Yale engineer readies for rapid discovery of metallic glasses

test test
Shown here are blow formed, bulk metallic glass samples.

Yale engineer Jan Schroers will lead a three-year, $1.2 million project intended to dramatically accelerate the pace of discovering and characterizing bulk metallic glasses (BMGs), a versatile type of pliable glass that’s stronger than steel.

The grant, awarded as part of the National Science Foundation’s program for Designing Materials to Revolutionize and Engineer our Future, will enable Schroers’ team to screen more than 3,000 potential BMG alloys in a week, a vast improvement over traditional methods that take as much as a full day to identify a single alloy.

“With this project, we can bring materials discovery to a new level, reducing the time for identifying all possible BMG alloys from a projected 4,000 years to perhaps as little as four years,” said Schroers, a professor of mechanical engineering and materials science at the Yale School of Engineering & Applied Science.

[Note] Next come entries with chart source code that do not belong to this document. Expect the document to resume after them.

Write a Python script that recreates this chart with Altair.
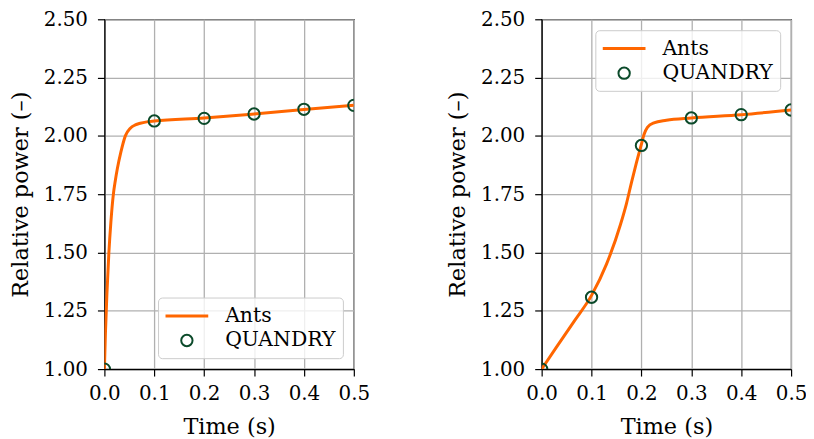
import altair as alt
import pandas as pd

# ---- data ----
series_names = ["Ants", "QUANDRY"]

left_line_t = [0, 0.002, 0.005, 0.009, 0.013, 0.018, 0.022, 0.026, 0.033, 0.042, 0.052, 0.062, 0.072, 0.085, 0.1, 0.2, 0.3, 0.4, 0.5]
left_line_v = [1.0, 1.15, 1.32, 1.50, 1.63, 1.75, 1.81, 1.86, 1.93, 2.0, 2.033, 2.047, 2.054, 2.060, 2.064, 2.077, 2.094, 2.113, 2.131]

right_line_t = [0, 0.03, 0.065, 0.1, 0.13, 0.158, 0.17, 0.18, 0.19, 0.2, 0.205, 0.212, 0.225, 0.25, 0.3, 0.4, 0.5]
right_line_v = [1.0, 1.095, 1.205, 1.316, 1.45, 1.62, 1.71, 1.80, 1.885, 1.965, 2.005, 2.037, 2.056, 2.067, 2.077, 2.091, 2.111]

point_t = [0.0, 0.1, 0.2, 0.3, 0.4, 0.5]
left_point_v = [1.0, 2.064, 2.075, 2.094, 2.114, 2.131]
right_point_v = [1.0, 1.308, 1.959, 2.077, 2.091, 2.111]

x_ticks = [0.0, 0.1, 0.2, 0.3, 0.4, 0.5]
y_ticks = [1.0, 1.25, 1.5, 1.75, 2.0, 2.25, 2.5]

ORANGE = "#ff6600"
GREEN = "#0b4a2a"
FONT = "DejaVu Serif"
LINE_SYMBOL = "M-2.15,0H2.15"

axis_style = dict(
    labelFont=FONT, labelFontSize=20, labelColor="black", labelFlush=False,
    titleFont=FONT, titleFontSize=22.5, titleFontWeight="normal", titleColor="black",
    domainColor="black", domainWidth=1.2, tickColor="black", tickWidth=1.2, tickSize=7,
    gridColor="#b0b0b0", gridWidth=1.3,
)


def panel(line_t, line_v, pt_v, legend_orient):
    line_df = pd.DataFrame({"t": line_t, "v": line_v, "series": series_names[0]})
    pt_df = pd.DataFrame({"t": point_t, "v": pt_v, "series": series_names[1]})

    x = alt.X("t:Q", title="Time (s)",
              scale=alt.Scale(domain=[0, 0.5], nice=False),
              axis=alt.Axis(values=x_ticks, format=".1f", titlePadding=12, labelPadding=8, **axis_style))
    y = alt.Y("v:Q", title="Relative power (–)",
              scale=alt.Scale(domain=[1.0, 2.5], nice=False, zero=False),
              axis=alt.Axis(values=y_ticks, format=".2f", titlePadding=11, labelPadding=10, **axis_style))

    def legend():
        return alt.Legend(
            title=None, orient=legend_orient, offset=11,
            labelFont=FONT, labelFontSize=20.5, labelColor="black",
            fillColor="rgba(255,255,255,0.8)", strokeColor="#cccccc",
            cornerRadius=4, padding=7, rowPadding=4,
            symbolOffset=10.5, labelOffset=27,
        )

    color = alt.Color("series:N",
                      scale=alt.Scale(domain=series_names, range=[ORANGE, GREEN]),
                      legend=legend())
    shape = alt.Shape("series:N",
                      scale=alt.Scale(domain=series_names, range=[LINE_SYMBOL, "circle"]),
                      legend=legend())
    size = alt.Size("series:N",
                    scale=alt.Scale(domain=series_names, range=[400, 130]),
                    legend=legend())
    sw = alt.StrokeWidth("series:N",
                         scale=alt.Scale(domain=series_names, range=[3, 2]),
                         legend=legend())

    line = alt.Chart(line_df).mark_line(strokeWidth=3, interpolate="monotone", clip=True).encode(
        x=x, y=y, color=color)
    pts = alt.Chart(pt_df).mark_point(filled=False, opacity=1, clip=True).encode(
        x=x, y=y, color=color, shape=shape, size=size, strokeWidth=sw)
    return alt.layer(line, pts).properties(width=251, height=352)


left = panel(left_line_t, left_line_v, left_point_v, "bottom-right")
right = panel(right_line_t, right_line_v, right_point_v, "top-right")

chart = (
    alt.hconcat(left, right, spacing=75)
    .resolve_scale(color="independent", shape="independent", size="independent", strokeWidth="independent")
    .resolve_legend(color="independent", shape="independent", size="independent", strokeWidth="independent")
    .properties(padding={"left": 0, "top": -1, "right": -2, "bottom": 0})
    .configure(font=FONT)
    .configure_view(stroke="black", strokeWidth=1.2)
    .configure_axis(labelFont=FONT, titleFont=FONT)
)

chart.save("out.html", embed_options={"renderer": "svg", "actions": False})
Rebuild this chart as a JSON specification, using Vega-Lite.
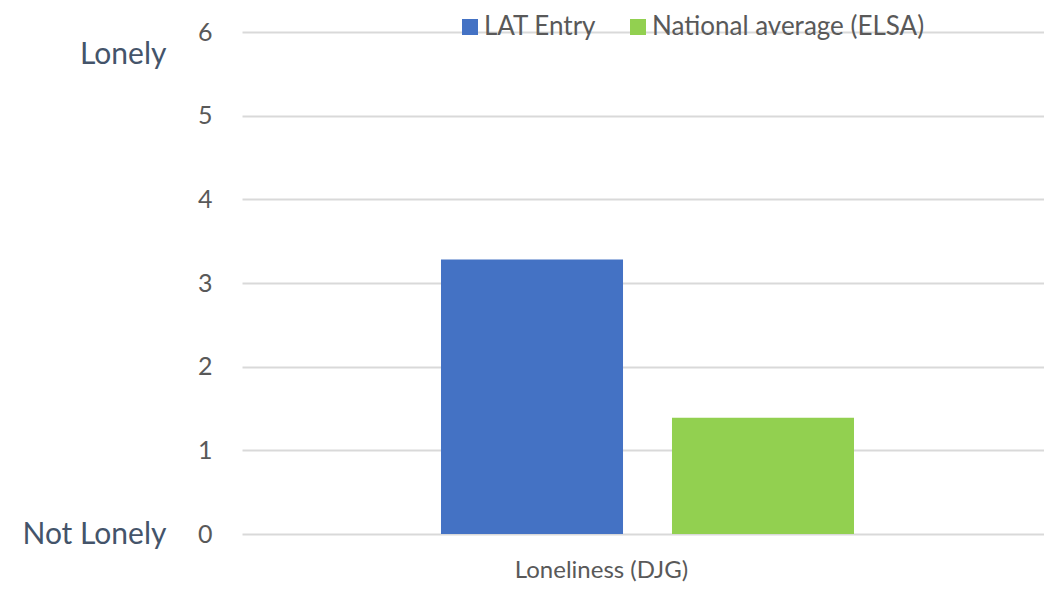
{
  "$schema": "https://vega.github.io/schema/vega-lite/v6.json",
  "width": 811,
  "height": 502,
  "autosize": {"type": "none"},
  "padding": {"left": 242, "top": 32, "right": 0, "bottom": 57},
  "background": "white",
  "config": {"view": {"stroke": null}, "font": "Lato"},
  "data": {
    "values": [
      {"measure": "Loneliness (DJG)", "series": "LAT Entry", "value": 3.28},
      {"measure": "Loneliness (DJG)", "series": "National average (ELSA)", "value": 1.39}
    ]
  },
  "layer": [
    {
      "mark": {"type": "bar"},
      "encoding": {
        "x": {
          "field": "measure",
          "type": "nominal",
          "scale": {"paddingInner": 0, "paddingOuter": 0},
          "axis": {"title": null, "labelAngle": 0, "ticks": false, "domain": false, "labelFontSize": 24, "labelColor": "#595959", "labelPadding": 24, "labelOffset": -46, "labelLimit": 400}
        },
        "xOffset": {
          "field": "series",
          "type": "nominal",
          "scale": {"paddingInner": 0.212, "paddingOuter": 0.8615}
        },
        "y": {
          "field": "value",
          "type": "quantitative",
          "scale": {"domain": [0, 6]},
          "axis": {"title": null, "values": [0, 1, 2, 3, 4, 5, 6], "grid": true, "gridColor": "#D9D9D9", "gridWidth": 2, "ticks": false, "domain": false, "labelFontSize": 25, "labelColor": "#595959", "labelPadding": 30}
        },
        "color": {
          "field": "series",
          "type": "nominal",
          "scale": {"range": ["#4472C4", "#92D050"]},
          "legend": {"title": null, "orient": "none", "legendX": 215, "legendY": -18, "direction": "horizontal", "symbolType": "square", "symbolSize": 256, "symbolOpacity": 1, "symbolStrokeWidth": 0, "labelFontSize": 26, "labelColor": "#595959", "columnPadding": 28, "labelOffset": 1, "labelLimit": 500}
        }
      }
    },
    {
      "mark": {"type": "tick", "opacity": 0},
      "encoding": {
        "y": {
          "field": "value",
          "type": "quantitative",
          "scale": {"domain": [0, 6]},
          "axis": {"orient": "left", "title": null, "values": [0, 5.73], "labelExpr": "datum.value < 1 ? 'Not Lonely' : 'Lonely'", "grid": false, "ticks": false, "domain": false, "labelFontSize": 30, "labelColor": "#44546A", "labelPadding": 76, "labelLimit": 400}
        }
      }
    }
  ],
  "resolve": {"scale": {"y": "independent"}, "axis": {"y": "independent"}}
}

The project will produce and characterize millions of potential BMGs, a significant increase over the 120,000 BMGs produced and characterized to date by traditional methods — just 100 of which are good glass formers. The key to this advancement, said Schroers, is the combination of three integrated computational and experimental techniques, each pioneered by a different team member.

First, Stefano Curtarolo of Duke University will use combinatorial simulations to rapidly analyze the crystalline structures for thousands of potential alloys. Schroers will then examine the fabrication abilities of the best alloys identified by Curturaolo by simultaneously testing thousands of millimeter-size, controllably-mixed alloys for their ability to generate bubble gum-like bubbles — a technique that indicates alloy pliability. Finally, Joost Vlassak of Harvard University will rapidly characterize the best performing alloys using nanocalorimetry, a method that measures various thermal properties such as the melting and glass transition temperatures.

“There are strong arguments that metallic glasses are an ideal problem for this kind of combinatorial materials science because they are extremely complex, with up to six element alloys,” said Schroers, who added that the ideal plurality of properties for a BMG — reasonable costs, appropriate strength and toughness, corrosion resistance — has been extremely difficult to find using the slow trial-and-error of traditional methods.

“Currently, our most successful alloy is platinum-based, and it has everything except the price,” said Schroers. “We hope to find instead a copper- or aluminum-based alloy, which would effectively bring these very cool materials out of the lab and into everyday life.”